> _Exercise_: Isolate every line in the data with the string "this" and copy it.

━━━━━━━━━━

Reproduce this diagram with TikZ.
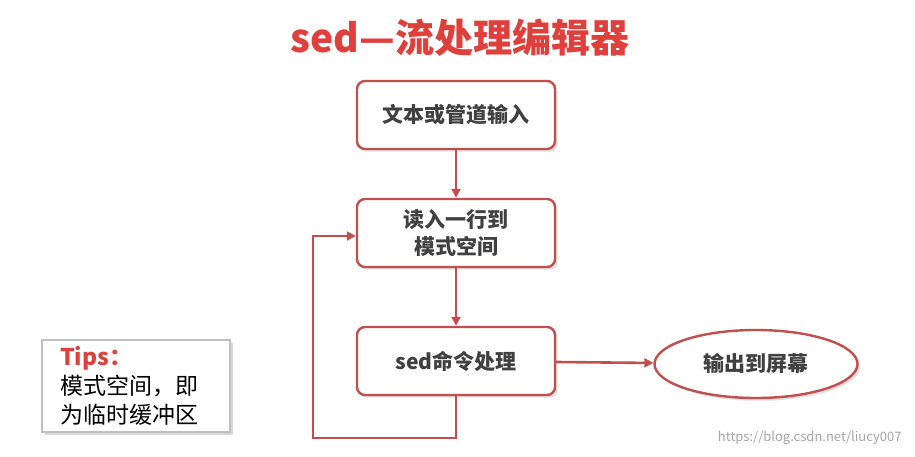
\documentclass[tikz,border=0pt]{standalone}
\usepackage{fontspec}
\setmainfont{Noto Sans CJK SC}
\usetikzlibrary{arrows.meta,shadows,shapes.geometric}
\definecolor{rd}{HTML}{C0504D}
\definecolor{tt}{HTML}{E0403C}
\definecolor{tx}{HTML}{404040}
\tikzset{
 box/.style={draw=rd,line width=2.4pt,fill=white,rounded corners=8pt,minimum width=198pt,minimum height=68pt,align=center,text=tx,font=\fontsize{21}{27}\selectfont\bfseries,drop shadow={opacity=0.25}},
 ell/.style={draw=rd,line width=2.4pt,fill=white,ellipse,minimum width=203pt,minimum height=68pt,inner sep=0pt,text=tx,font=\fontsize{21}{27}\selectfont\bfseries,drop shadow={opacity=0.25}},
 arr/.style={draw=rd,line width=2.6pt,-{Triangle[length=9pt,width=9pt]}}
}
\begin{document}
\begin{tikzpicture}[x=1pt,y=-1pt]
\useasboundingbox (0,0) rectangle (915,457);
\fill[white] (0,0) rectangle (915,457);
\node[text=tt,font=\fontsize{39}{44}\selectfont\bfseries] (title) at (460,38) {sed—流处理编辑器};
\node[box] (b1) at (456,115) {文本或管道输入};
\node[box] (b2) at (456,233) {读入一行到\\模式空间};
\node[box] (b3) at (456,361) {sed命令处理};
\node[ell] (e) at (756,364) {输出到屏幕};
\draw[arr] (b1) -- (b2);
\draw[arr] (b2) -- (b3);
\draw[arr] (b3) -- (e);
\coordinate (c1) at (456,438);
\coordinate (c2) at (313,438);
\coordinate (c3) at (313,236);
\draw[arr] (b3.south) -- (c1) -- (c2) -- (c3) -- (b2.west|-c3);
\node[draw=gray!50,line width=1.2pt,fill=white,minimum width=188pt,minimum height=92pt,drop shadow={opacity=0.3}] (tips) at (136,386) {};
\node[anchor=north west,align=left,text=black,font=\fontsize{23}{29}\selectfont,inner sep=0pt] (tt) at (60,346)
 {\textcolor{tt}{\bfseries\itshape Tips：}\\模式空间，即\\为临时缓冲区};
\node[anchor=east,text=gray!70,font=\fontsize{13}{15}\selectfont] (wm) at (905,438) {https://blog.csdn.net/liucy007};
\end{tikzpicture}
\end{document}
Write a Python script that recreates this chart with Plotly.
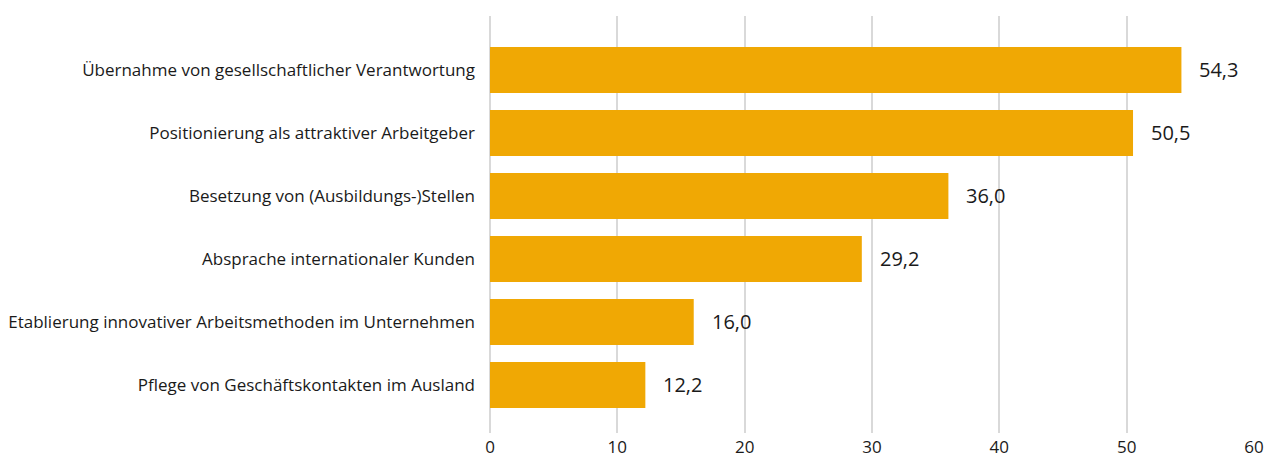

━━━━━━━━━━

> _Answer below_:
Reproduce this diagram with TikZ.
Write a Python script that recreates this chart with Plotly.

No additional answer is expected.